With the college and high school baseball and softball seasons beginning, now is the time for all the hard work in the offseason to pay off.  Confidence levels are high and everyone is anxious to begin the season on a hot streak.  The truth is, over the course of a long season, all hitters will experience inconsistency and most will suffer through a hitting slump. The last thing hitters should do is change the hitting mechanics they worked so hard to perfect when they hit a temporary rough patch.  Even though it is tempting to make changes during a slump, hitters should avoid second guessing the mechanics of the swing that has been successful in the past.

The best way to bust a hitting slump is not to fix or change the swing.  Instead, I tell my hitters to “focus” on the hitting keys in their swing that are the most critical to power and consistency.  I have seen too many hitters who are not hitting the ball well try to work on every detail of the swing to identify flaws they are convinced must be contributing to their struggles.  In my opinion, this approach is futile and often leads to more problems.

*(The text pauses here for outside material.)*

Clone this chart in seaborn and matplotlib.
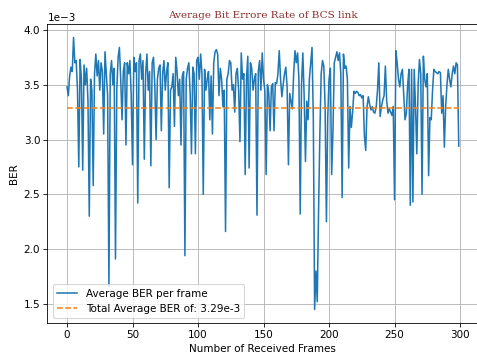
import numpy as np
import pandas as pd
import matplotlib
matplotlib.use("Agg")
import matplotlib.pyplot as plt
import seaborn as sns

# Average BER per received frame, in units of 1e-3
ber_e3 = [
    3.48, 3.40, 3.58, 3.66, 3.62, 3.93, 3.70, 3.72, 3.45, 2.75,
    3.73, 3.55, 2.72, 3.68, 3.50, 3.65, 3.35, 2.30, 3.55, 3.45,
    2.58, 3.60, 3.78, 3.58, 3.72, 3.45, 3.70, 3.62, 3.05, 3.80,
    3.60, 3.40, 1.66, 3.60, 3.72, 3.50, 3.65, 1.91, 3.45, 3.75,
    3.84, 3.55, 3.18, 3.62, 3.70, 2.95, 3.70, 3.60, 3.72, 3.40,
    2.77, 3.75, 3.62, 3.70, 2.42, 3.72, 3.78, 3.55, 3.72, 2.82,
    3.60, 3.78, 3.45, 3.62, 2.76, 3.70, 3.75, 3.50, 3.00, 3.55,
    3.65, 3.68, 3.08, 3.60, 3.72, 3.45, 3.62, 3.70, 2.56, 3.45,
    3.48, 3.60, 3.12, 3.75, 3.62, 3.40, 3.55, 2.95, 3.58, 3.62,
    1.94, 3.55, 3.65, 3.70, 3.42, 2.87, 3.66, 3.60, 2.87, 3.72,
    3.75, 3.55, 3.78, 3.60, 2.50, 3.64, 3.45, 3.55, 3.62, 3.18,
    3.58, 3.05, 3.70, 3.80, 3.82, 3.78, 3.40, 3.65, 3.55, 3.30,
    3.45, 2.16, 3.55, 3.60, 3.72, 3.70, 3.45, 3.50, 3.25, 3.60,
    3.65, 3.45, 2.98, 3.79, 3.55, 3.60, 2.68, 3.55, 3.76, 2.74,
    3.70, 3.65, 3.45, 3.55, 3.60, 2.31, 3.62, 3.72, 3.45, 3.79,
    3.55, 3.45, 2.68, 3.50, 3.42, 3.08, 3.48, 3.51, 3.08, 3.52,
    3.51, 3.60, 3.81, 3.55, 3.39, 3.50, 3.60, 3.66, 3.48, 2.77,
    3.42, 3.35, 3.28, 3.60, 3.81, 3.70, 3.79, 3.55, 2.32, 3.50,
    3.79, 3.40, 2.80, 3.35, 3.18, 3.55, 3.70, 3.84, 3.20, 1.45,
    1.80, 1.52, 2.35, 3.05, 3.60, 3.72, 3.67, 3.30, 2.25, 3.20,
    3.55, 3.65, 2.68, 3.08, 3.70, 3.75, 3.80, 3.72, 3.79, 3.60,
    2.47, 3.78, 3.65, 3.67, 3.55, 2.74, 3.30, 3.11, 3.25, 3.44,
    3.42, 3.44, 3.43, 3.40, 3.41, 3.38, 3.40, 3.03, 2.90, 3.30,
    3.39, 3.32, 3.27, 3.30, 3.25, 3.24, 3.30, 3.45, 3.70, 3.21,
    3.30, 3.36, 3.40, 3.67, 3.35, 3.24, 3.28, 3.25, 3.22, 3.30,
    2.45, 3.81, 3.70, 3.55, 3.48, 3.60, 3.64, 3.40, 3.18, 3.24,
    3.50, 3.64, 2.40, 3.64, 2.43, 3.64, 3.30, 2.87, 3.50, 3.73,
    3.60, 2.50, 3.76, 3.55, 3.48, 3.60, 2.67, 3.20, 3.18, 3.45,
    3.64, 3.62, 3.61, 3.60, 3.62, 3.61, 3.24, 3.40, 2.93, 3.30,
    3.50, 3.64, 3.55, 3.48, 3.60, 3.67, 3.60, 3.70, 3.68, 2.94,
]
total_avg_e3 = 3.29

title = "Average Bit Errore Rate of BCS link"
xlabel = "Number of Received Frames"
ylabel = "BER"
label_frame = "Average BER per frame"
label_avg = "Total Average BER of: 3.29e-3"
xticks = [0, 50, 100, 150, 200, 250, 300]

frames = np.arange(len(ber_e3))
df = pd.DataFrame({"frame": frames, "ber": np.array(ber_e3) * 1e-3})
df_avg = pd.DataFrame({"frame": frames, "avg": np.full(len(frames), total_avg_e3 * 1e-3)})

dpi = 74.53
fig = plt.figure(figsize=(477 / dpi, 360 / dpi), dpi=dpi)
ax = fig.add_axes([0.0994, 0.1028, 0.9034, 0.8306])

sns.lineplot(data=df, x="frame", y="ber", ax=ax, color="#1f77b4", linewidth=1.5,
             label=label_frame)
sns.lineplot(data=df_avg, x="frame", y="avg", ax=ax, color="#ff7f0e", linewidth=1.5,
             linestyle="--", label=label_avg)

ax.set_title(title, family="DejaVu Serif", fontsize=10, color="#8b2d2d")
ax.set_xlabel(xlabel)
ax.set_ylabel(ylabel)
ax.set_xticks(xticks)
ax.ticklabel_format(axis="y", style="sci", scilimits=(-3, -3))
ax.grid(True)
ax.legend(loc="lower left")

fig.savefig("out.png", dpi=dpi)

As I wrote in a previous post about the mental side of hitting,  hitters should avoid thinking about all the detailed mechanics of the swing while standing in the batter’s box. Instead, a hitter should enter the box with a clear mind.  The sole focus should be on the release of the ball out of the pitcher’s hand and the contact of the ball with the bat. For hitters who are in the middle of a slump or just want to improve upon the last at-bat, I ask them to add one more thought when they get in the batter’s box—a swing thought.  Swing thoughts are more closely associated with golf, but I believe they are also effective for baseball and softball hitters.

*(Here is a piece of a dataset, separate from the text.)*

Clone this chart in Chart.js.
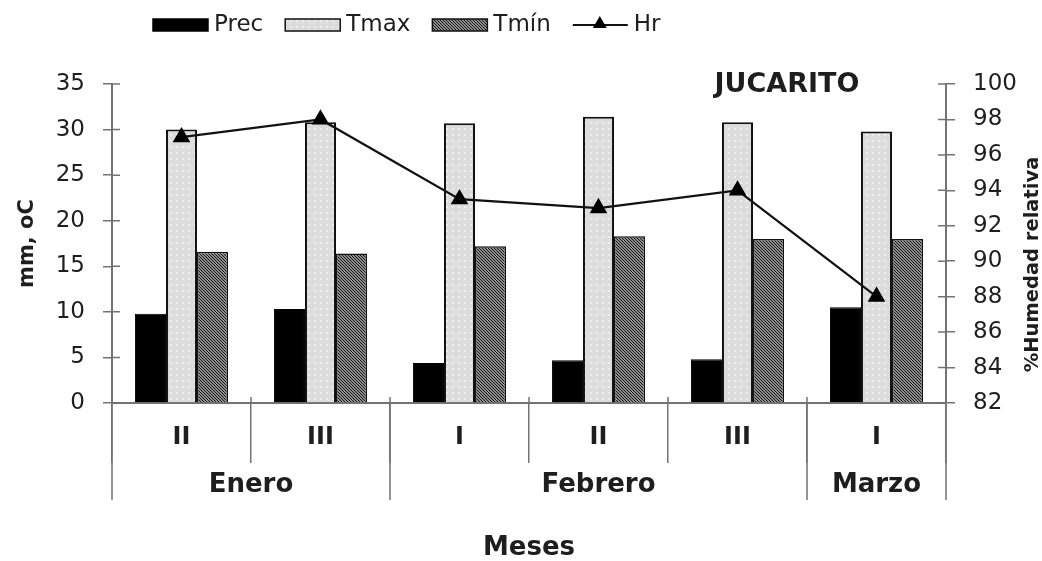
<!DOCTYPE html>
<html>
<head>
<meta charset="utf-8">
<title>Jucarito</title>
<script src="https://cdn.jsdelivr.net/npm/chart.js@4.4.1/dist/chart.umd.min.js"></script>
<style>
    html, body { margin: 0; padding: 0; background: #fff; }
    #wrap { width: 1042px; height: 561px; }
</style>
</head>
<body>
<div id="wrap"><canvas id="climaChart" width="1042" height="561"></canvas></div>
<script>
// decenas y meses del eje X
const decades = ["II", "III", "I", "II", "III", "I"];
const months = ["Enero", "Febrero", "Marzo"];
const monthSpans = [2, 3, 1];

// valores
const precValues = [9.8, 10.3, 4.4, 4.7, 4.8, 10.5];
const tmaxValues = [30.0, 30.8, 30.7, 31.4, 30.8, 29.8];
const tminValues = [16.6, 16.4, 17.2, 18.3, 18.0, 18.0];
const hrValues = [97.0, 98.0, 93.5, 93.0, 94.0, 88.0];

// marcas de los ejes
const mmTicks = [0, 5, 10, 15, 20, 25, 30, 35];
const hrTicks = [82, 84, 86, 88, 90, 92, 94, 96, 98, 100];

const FONT = "'DejaVu Sans', sans-serif";
const TEXT = "#1e1e1e";
const AXIS = "#737373";

function makePattern(size, draw) {
    const tile = document.createElement("canvas");
    tile.width = size;
    tile.height = size;
    const c = tile.getContext("2d");
    draw(c, size);
    return c.createPattern(tile, "repeat");
}

const tmaxFill = makePattern(6, (c, s) => {
    c.fillStyle = "#dcdcdc";
    c.fillRect(0, 0, s, s);
    c.fillStyle = "#eeeeee";
    c.fillRect(2, 2, 2, 2);
});

const tminFill = makePattern(3, (c, s) => {
    c.fillStyle = "#8c8c8c";
    c.fillRect(0, 0, s, s);
    c.fillStyle = "#1a1a1a";
    for (let i = 0; i < s; i++) c.fillRect(i, i, 1, 1);
});

function drawTriangle(ctx, cx, cy, r) {
    ctx.beginPath();
    ctx.moveTo(cx, cy - r);
    ctx.lineTo(cx + r * 0.87, cy + r * 0.5);
    ctx.lineTo(cx - r * 0.87, cy + r * 0.5);
    ctx.closePath();
    ctx.fill();
}

const extrasPlugin = {
    id: "extras",
    afterDraw(chart) {
        const { ctx, chartArea: area, scales } = chart;
        const x = scales.x;
        const step = x.getPixelForValue(1) - x.getPixelForValue(0);

        ctx.save();

        // marcas interiores de los ejes
        ctx.strokeStyle = AXIS;
        ctx.lineWidth = 1.5;
        ctx.beginPath();
        mmTicks.forEach(v => {
            const py = scales.y.getPixelForValue(v);
            ctx.moveTo(area.left, py);
            ctx.lineTo(area.left + 8, py);
        });
        hrTicks.forEach(v => {
            const py = scales.y1.getPixelForValue(v);
            ctx.moveTo(area.right - 8, py);
            ctx.lineTo(area.right, py);
        });
        for (let i = 0; i <= decades.length; i++) {
            const px = x.getPixelForValue(i) - step / 2;
            ctx.moveTo(px, area.bottom);
            ctx.lineTo(px, area.bottom - 6);
        }
        ctx.stroke();

        // meses
        ctx.fillStyle = TEXT;
        ctx.font = `bold 26px ${FONT}`;
        ctx.textAlign = "center";
        ctx.textBaseline = "middle";
        let start = 0;
        ctx.beginPath();
        months.forEach((name, k) => {
            const x0 = x.getPixelForValue(start) - step / 2;
            const x1 = x.getPixelForValue(start + monthSpans[k] - 1) + step / 2;
            ctx.moveTo(x0, area.bottom);
            ctx.lineTo(x0, area.bottom + 97);
            ctx.moveTo(x1, area.bottom);
            ctx.lineTo(x1, area.bottom + 97);
            ctx.fillText(name, (x0 + x1) / 2, area.bottom + 82);
            start += monthSpans[k];
        });
        ctx.stroke();

        // titulo del eje derecho
        ctx.save();
        ctx.translate(area.right + 87, (area.top + area.bottom) / 2 + 21);
        ctx.rotate(-Math.PI / 2);
        ctx.font = `bold 19.5px ${FONT}`;
        ctx.fillText("%Humedad relativa", 0, 0);
        ctx.restore();

        // estacion
        ctx.font = `bold 27px ${FONT}`;
        ctx.fillText("JUCARITO", area.right - 159, area.top + 1);

        // leyenda
        ctx.font = `23px ${FONT}`;
        ctx.textAlign = "left";
        const ly = 25;
        let lx = 153;
        chart.data.datasets.forEach(ds => {
            if (ds.type === "line") {
                ctx.strokeStyle = ds.borderColor;
                ctx.lineWidth = 2;
                ctx.beginPath();
                ctx.moveTo(lx, ly);
                ctx.lineTo(lx + 55, ly);
                ctx.stroke();
                ctx.fillStyle = ds.pointBackgroundColor;
                drawTriangle(ctx, lx + 27, ly - 1, 8);
            } else {
                ctx.fillStyle = ds.backgroundColor;
                ctx.fillRect(lx, ly - 6, 55, 12);
                ctx.strokeStyle = ds.borderColor;
                ctx.lineWidth = 1.5;
                ctx.strokeRect(lx, ly - 6, 55, 12);
            }
            ctx.fillStyle = TEXT;
            ctx.fillText(ds.label, lx + 61, ly);
            lx += 61 + ctx.measureText(ds.label).width + 22;
        });

        ctx.restore();
    }
};

new Chart(document.getElementById("climaChart"), {
    type: "bar",
    data: {
        labels: decades,
        datasets: [
            {
                type: "bar",
                label: "Prec",
                data: precValues,
                backgroundColor: "#000000",
                borderColor: "#000000",
                borderWidth: 1,
                yAxisID: "y",
                order: 1,
                categoryPercentage: 0.67,
                barPercentage: 1
            },
            {
                type: "bar",
                label: "Tmax",
                data: tmaxValues,
                backgroundColor: tmaxFill,
                borderColor: "#111111",
                borderWidth: 2,
                yAxisID: "y",
                order: 1,
                categoryPercentage: 0.67,
                barPercentage: 1
            },
            {
                type: "bar",
                label: "Tmín",
                data: tminValues,
                backgroundColor: tminFill,
                borderColor: "#111111",
                borderWidth: 1.5,
                yAxisID: "y",
                order: 1,
                categoryPercentage: 0.67,
                barPercentage: 1
            },
            {
                type: "line",
                label: "Hr",
                data: hrValues,
                yAxisID: "y1",
                borderColor: "#111111",
                borderWidth: 2.2,
                tension: 0,
                pointStyle: "triangle",
                pointRadius: 8,
                pointBackgroundColor: "#000000",
                pointBorderColor: "#000000",
                order: 0
            }
        ]
    },
    options: {
        responsive: false,
        animation: false,
        layout: { padding: { top: 84, left: 0, right: 0, bottom: 0 } },
        plugins: {
            legend: { display: false },
            tooltip: { enabled: false }
        },
        scales: {
            x: {
                offset: true,
                grid: {
                    offset: true,
                    drawOnChartArea: false,
                    tickLength: 60,
                    color: AXIS,
                    lineWidth: 1.5
                },
                border: { color: AXIS, width: 2 },
                ticks: {
                    autoSkip: false,
                    maxRotation: 0,
                    padding: -40,
                    color: TEXT,
                    font: { family: FONT, size: 24, weight: "bold" }
                },
                title: {
                    display: true,
                    text: "Meses",
                    color: TEXT,
                    font: { family: FONT, size: 26, weight: "bold", lineHeight: 1 },
                    padding: { top: 0, bottom: 0 }
                },
                afterFit: s => { s.height = 158; }
            },
            y: {
                position: "left",
                min: mmTicks[0],
                max: mmTicks[mmTicks.length - 1],
                afterBuildTicks: s => { s.ticks = mmTicks.map(v => ({ value: v })); },
                grid: { drawOnChartArea: false, tickLength: 9, color: AXIS, lineWidth: 1.5 },
                border: { color: AXIS, width: 2 },
                ticks: { padding: 18, color: TEXT, font: { family: FONT, size: 23 } },
                title: {
                    display: true,
                    text: "mm, oC",
                    color: TEXT,
                    font: { family: FONT, size: 21, weight: "bold" },
                    padding: { top: 15, bottom: 0 }
                },
                afterFit: s => { s.width = 112; }
            },
            y1: {
                position: "right",
                min: hrTicks[0],
                max: hrTicks[hrTicks.length - 1],
                afterBuildTicks: s => { s.ticks = hrTicks.map(v => ({ value: v })); },
                grid: { drawOnChartArea: false, tickLength: 9, color: AXIS, lineWidth: 1.5 },
                border: { color: AXIS, width: 2 },
                ticks: { padding: 18, color: TEXT, font: { family: FONT, size: 23 } },
                afterFit: s => { s.width = 96; }
            }
        }
    },
    plugins: [extrasPlugin]
});
</script>
</body>
</html>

Simply put, a baseball/softball swing thought is keen focus on one of the hitting keys that comprise the swing.  For my hitters, I suggest choosing from one of following three hitting keys:

1) Focus on the “load”– The initial load, which is the lifting of the front leg and foot to shift weight to the back leg, is critical for a successful swing.  Often hitters will rush the load or they will barely lift the front foot off the ground.  When this happens, the body becomes confused and every motion for the rest of the swing will be negatively affected.  If the body is accustomed to a slow, powerful load in practice, that is exactly what it is expecting during a live at-bat in a game.  If I have a hitter who is inconsistent in the batting cage, I will often ask them to only focus on an effective load and nothing else.  The next swing almost always produces a solid hit.  The body remembers the slow, powerful load is the beginning of a sequence of hitting mechanics.  If the beginning of the sequence fails, so will the rest of the swing.

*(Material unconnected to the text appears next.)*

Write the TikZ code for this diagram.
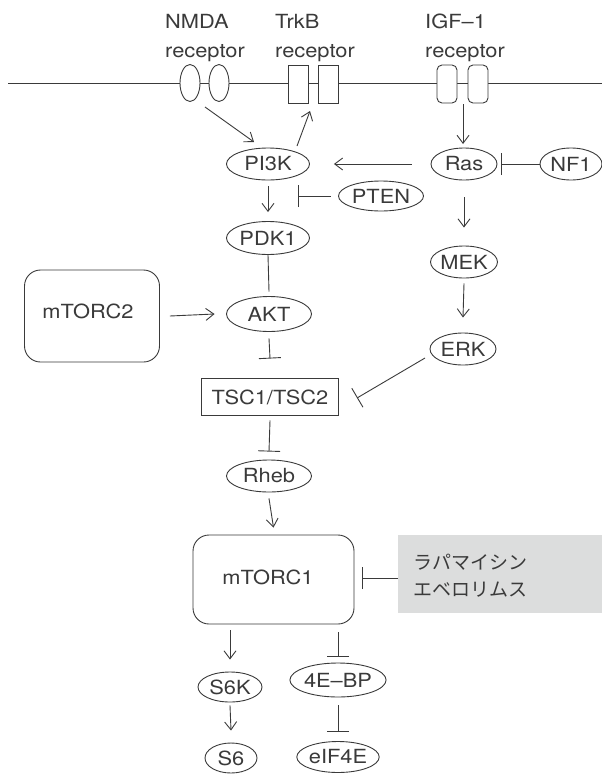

2) Focus on “extension”– If you have been reading this blog, you are probably tired of my preaching about the importance of extending the arms during the swing.  When my hitters are consistently driving the ball hard, I know they are extending their arms and keeping them extended as long as possible. If I had to rank the eight hitting keys I teach, I would rank good extension as the most important one. If a hitter enters the batter’s box with the sole goal of extending the arms like lightning at impact, good things will happen.  It’s that simple.

3) Focus on the “finish”– Inconsistent hitters often have inconsistent swing paths and finishes.  A very effective swing thought is to focus only on the finish of the swing.  I tell hitters not to worry about the load, extension, or any other aspect of their swing. I ask them trust their hitting mechanics and focus only on finishing the swing high and away from their body.  This will allow the body to execute the swing it has practiced hundreds of times, without any interference from the mind.

Hitting is difficult enough without the pressure of trying to remember and execute every detail of the swing perfectly during every at-bat. It is much easier to focus on executing one hitting key and trusting the rest of the swing.  This trust will pay off with the consistency that will minimize slumps and will extend the hot streaks.